Use Case

AI Transcription with Accurate Speaker Attribution

The Problem

Transcription is everywhere - news organizations transcribing press conferences, podcast teams producing show notes, enterprise teams documenting board meetings. The bottleneck isn’t transcription itself anymore; it’s knowing who said what.

Standard transcription tools produce accurate text, but they flatten the conversation. When a meeting has 8 speakers or a press conference has questions from multiple journalists, the raw transcript is a wall of text with no attribution. Someone has to manually review and assign speakers - which defeats the time-saving purpose.

How AI Solves It

Modern speaker diarization models solve this at scale:

Speaker diarization - AI identifies distinct speakers in an audio track by analyzing voice characteristics. Each segment is tagged with a speaker ID (Speaker 1, Speaker 2, etc.), even before you know their names.

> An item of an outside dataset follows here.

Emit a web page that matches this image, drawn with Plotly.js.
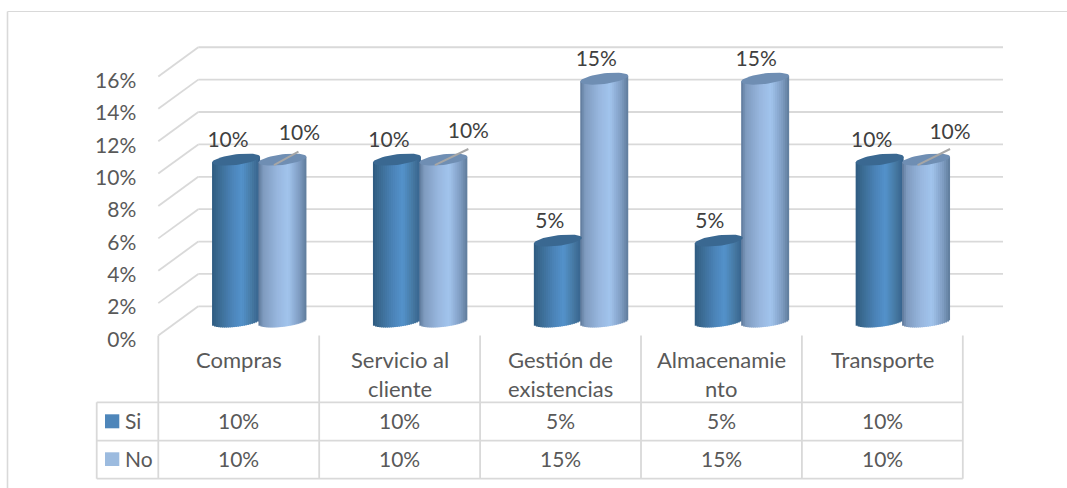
<!DOCTYPE html>
<html><head><meta charset="utf-8">
<script src="https://cdn.plot.ly/plotly-3.0.1.min.js"></script>
<style>html,body{margin:0;padding:0;background:#fff}</style></head>
<body><div id="chart" style="width:1067px;height:488px"></div>
<script>
// ---- data ----
const categories = ["Compras", "Servicio al\ncliente", "Gestión de\nexistencias", "Almacenamie\nnto", "Transporte"];
const seriesSi = [10, 10, 5, 5, 10];
const seriesNo = [10, 10, 15, 15, 10];
const yTicks = [0, 2, 4, 6, 8, 10, 12, 14, 16];

// ---- style / geometry ----
const FONT = "Lato, 'Open Sans', sans-serif";
const NUM = 21, WORD = 22;
const catPx = 160.9, valPx = 16.19, firstCellLeft = 158.3, zeroPx = 335.5;
const H = 488, W = 1067;
const xU = p => (p - (firstCellLeft + catPx / 2)) / catPx;   // pixel -> category units
const grid = "#d9d9d9";
const cyl = { halfW: 24, tiltY: 2.85, minorY: 5.28, lift: 14 / valPx };
const siGrad = [[0,"#2e5a80"],[.12,"#39698f"],[.4,"#4a82b6"],[.62,"#5492cb"],[.85,"#44769f"],[1,"#35608a"]];
const noGrad = [[0,"#5d7899"],[.1,"#7f9bbf"],[.4,"#98b7df"],[.62,"#a2c4ed"],[.85,"#7f9dc2"],[1,"#5e7b9b"]];
const siOff = -2.7, noOff = 43.7;  // px from category centre
const siLabelDx = [-8, -8, -8, -9, -8], noLabelDx = [17, 25, -8, -9, 24];
const siLabelDy = 18.2;
const noLabelDy = [24.5, 26.5, 17.6, 17.6, 25.5];
const leaderDx = [16, 25, 0, 0, 24], leaderDy = [8, 10.6, 0, 0, 10.6];

function hex(c){return [1,3,5].map(i=>parseInt(c.substr(i,2),16));}
function gradAt(st,u){
  for(let i=1;i<st.length;i++) if(u<=st[i][0]){
    const f=(u-st[i-1][0])/(st[i][0]-st[i-1][0]);const a=hex(st[i-1][1]),b=hex(st[i][1]);
    return "rgb("+a.map((v,k)=>Math.round(v+(b[k]-v)*f)).join(",")+")";
  }
  return st[st.length-1][1];
}
const idx = categories.map((_,i)=>i);
const traces = [];
const STRIPS = 24;

function cylinder(name, vals, off, st, topCol){
  const center = idx.map(i=>i+off/catPx);
  // plain bar carrying the value
  traces.push({type:"bar",name,x:center,y:vals,base:idx.map(()=>cyl.lift),width:cyl.halfW/catPx,
    marker:{color:gradAt(st,.5),line:{width:0}},showlegend:false,hoverinfo:"skip"});
  for(let k=0;k<STRIPS;k++){
    const uL=-1+2*k/STRIPS, uR=-1+2*(k+1)/STRIPS, u=(uL+uR)/2;
    const low=(cyl.tiltY*u-cyl.minorY*Math.sqrt(Math.max(0,1-u*u)))/valPx;
    const hi=cyl.tiltY*u/valPx;
    const bases=vals.map(()=>cyl.lift+low);
    traces.push({type:"bar",x:center,y:vals.map(v=>v+hi-low),base:bases,
      offset:uL*cyl.halfW/catPx,width:(uR-uL)*cyl.halfW/catPx*(k<STRIPS-1?1.5:1),
      marker:{color:gradAt(st,(u+1)/2),line:{width:0}},showlegend:false,hoverinfo:"skip"});
  }
  // top ellipses
  vals.forEach((v,i)=>{
    const xs=[],ys=[];
    for(let a=0;a<=48;a++){const t=a/48*2*Math.PI;
      xs.push(center[i]+cyl.halfW*Math.cos(t)/catPx);
      ys.push(v+cyl.lift+(cyl.tiltY*Math.cos(t)+cyl.minorY*Math.sin(t))/valPx);}
    traces.push({type:"scatter",mode:"lines",x:xs,y:ys,fill:"toself",fillcolor:topCol,
      line:{width:0,color:topCol},showlegend:false,hoverinfo:"skip"});
  });
  return center;
}
const siC = cylinder("Si",seriesSi,siOff,siGrad,"#3a6891");
const noC = cylinder("No",seriesNo,noOff,noGrad,"#6f8eb3");

// leader lines from label to No cylinder tops
const lx=[],ly=[];
seriesNo.forEach((v,i)=>{ if(!leaderDx[i])return;
  lx.push(noC[i]-8.5/catPx, noC[i]+leaderDx[i]/catPx, null);
  ly.push(v+cyl.lift-5.5/valPx, v+cyl.lift+leaderDy[i]/valPx, null);
});
traces.push({type:"scatter",mode:"lines",x:lx,y:ly,line:{color:"#a6a6a6",width:2},showlegend:false,hoverinfo:"skip"});

// data labels
traces.push({type:"scatter",mode:"text",x:siC.map((c,i)=>c+siLabelDx[i]/catPx),
  y:seriesSi.map(v=>v+cyl.lift+siLabelDy/valPx),text:seriesSi.map(v=>v+"%"),textposition:"middle center",
  textfont:{family:FONT,size:NUM,color:"#404040"},showlegend:false,hoverinfo:"skip"});
traces.push({type:"scatter",mode:"text",x:noC.map((c,i)=>c+noLabelDx[i]/catPx),
  y:seriesNo.map((v,i)=>v+cyl.lift+noLabelDy[i]/valPx),text:seriesNo.map(v=>v+"%"),textposition:"middle center",
  textfont:{family:FONT,size:NUM,color:"#404040"},showlegend:false,hoverinfo:"skip"});

// ---- shapes: walls, gridlines, frame, table ----
const shapes=[];
const L=(x0,y0,x1,y1,xref,yref,w)=>shapes.push({type:"line",x0,y0,x1,y1,xref,yref,layer:"below",line:{color:grid,width:w||1.8}});
const py=p=>1-p/H, px=p=>p/W;
// frame
L(px(7.5),py(11.5),px(7.5),py(488),"paper","paper",1.6);
L(px(7.5),py(11.5),px(1067),py(11.5),"paper","paper",1.2);
// gridlines with perspective leg
const depthV=29.2/valPx;
yTicks.forEach(v=>{
  L(xU(158.3),v,xU(198.3),v+depthV,"x","y");
  L(xU(198.3),v+depthV,xU(1003),v+depthV,"x","y");
});
// table
const colEdges=[...idx.map(i=>i-.5),idx.length-.5];
colEdges.forEach(e=>L(e,py(zeroPx),e,py(478.7),"x","paper",1.8));
[402.3,440.7,478.7].forEach(r=>L(xU(96.7),py(r),colEdges[colEdges.length-1],py(r),"x","paper",1.8));
L(xU(96.7),py(402.3),xU(96.7),py(478.7),"x","paper",1.8);
// legend keys
shapes.push({type:"rect",xref:"paper",yref:"paper",x0:px(105),x1:px(119.3),y0:py(414.3),y1:py(428.3),fillcolor:"#4e86ba",line:{width:0}});
shapes.push({type:"rect",xref:"paper",yref:"paper",x0:px(105),x1:px(119.3),y0:py(452.3),y1:py(466),fillcolor:"#9cbbdf",line:{width:0}});

// ---- annotations: category labels & table text ----
const ann=[];
const T=(text,x,yp,size,xanchor)=>ann.push({text,x,y:py(yp),xref:"x",yref:"paper",xanchor:xanchor||"center",yanchor:"middle",showarrow:false,
  font:{family:FONT,size,color:"#595959"},borderpad:0});
categories.forEach((c,i)=>c.split("\n").forEach((ln,k)=>T(ln,i,359+k*29,WORD)));
idx.forEach(i=>{T(seriesSi[i]+"%",i,420.5,NUM);T(seriesNo[i]+"%",i,458.5,NUM);});
T("Si",xU(123.5),420.5,21,"left");
T("No",xU(123.5),458.5,21,"left");

const layout={width:W,height:H,margin:{l:0,r:0,t:0,b:0},paper_bgcolor:"#fff",plot_bgcolor:"rgba(0,0,0,0)",
  barmode:"overlay",showlegend:false,
  xaxis:{range:[xU(0),xU(W)],visible:false,fixedrange:true},
  yaxis:{range:[-(H-zeroPx)/valPx,zeroPx/valPx],anchor:"free",position:158.3/W,side:"left",
    tickmode:"array",tickvals:yTicks,ticktext:yTicks.map(v=>v+"%"),ticks:"",showgrid:false,zeroline:false,showline:false,
    ticklabelstandoff:22,ticklabelshift:4,tickfont:{family:FONT,size:NUM,color:"#595959"},fixedrange:true},
  shapes,annotations:ann};
Plotly.newPlot("chart",traces,layout,{displayModeBar:false,staticPlot:true});
</script></body></html>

Speaker enrollment - If you have reference audio for known individuals (e.g., recurring guests, leadership team members), the system can match new recordings to known speaker profiles automatically.

Context-aware attribution - NLP models can cross-reference speaker turns with context clues - a speaker introducing themselves, being addressed by name, or switching languages.

Structured output - Instead of a flat transcript, the output is a structured document: speaker, timestamp, text, confidence score. This plugs directly into CMS systems, summarization pipelines, or downstream search.

Streaming transcription and speaker attribution: audio in, structured transcript out, with confidence per segment.

Transcription is a signal handoff. The audio becomes structured data; the structured data becomes the input to every downstream workflow.

Real-World Example

A national news agency piloted speaker-attributed transcription for parliamentary proceedings. The workflow:

Audio feed piped into a transcription pipeline in near-real-time
Speaker diarization assigned speaker IDs to each turn
Known politicians were matched to existing voice profiles
Journalists received a structured, attributed transcript within minutes of the session ending

Previously, a human transcriptionist needed 4-6 hours for a 2-hour session. The AI pipeline produced an 80%+ accurate attributed transcript in under 15 minutes. Journalists edited from there rather than transcribing from scratch.

What This Looks Like as a Workshop

Session 1 covers the audio input pipeline and transcription model selection. Session 2 integrates speaker diarization and tests accuracy on real recordings. Session 3 builds the structured output format and integrates with the team’s existing CMS or workflow.

AWS services commonly used: Amazon Transcribe (with speaker identification), S3, Lambda, and optionally Bedrock for post-processing summaries.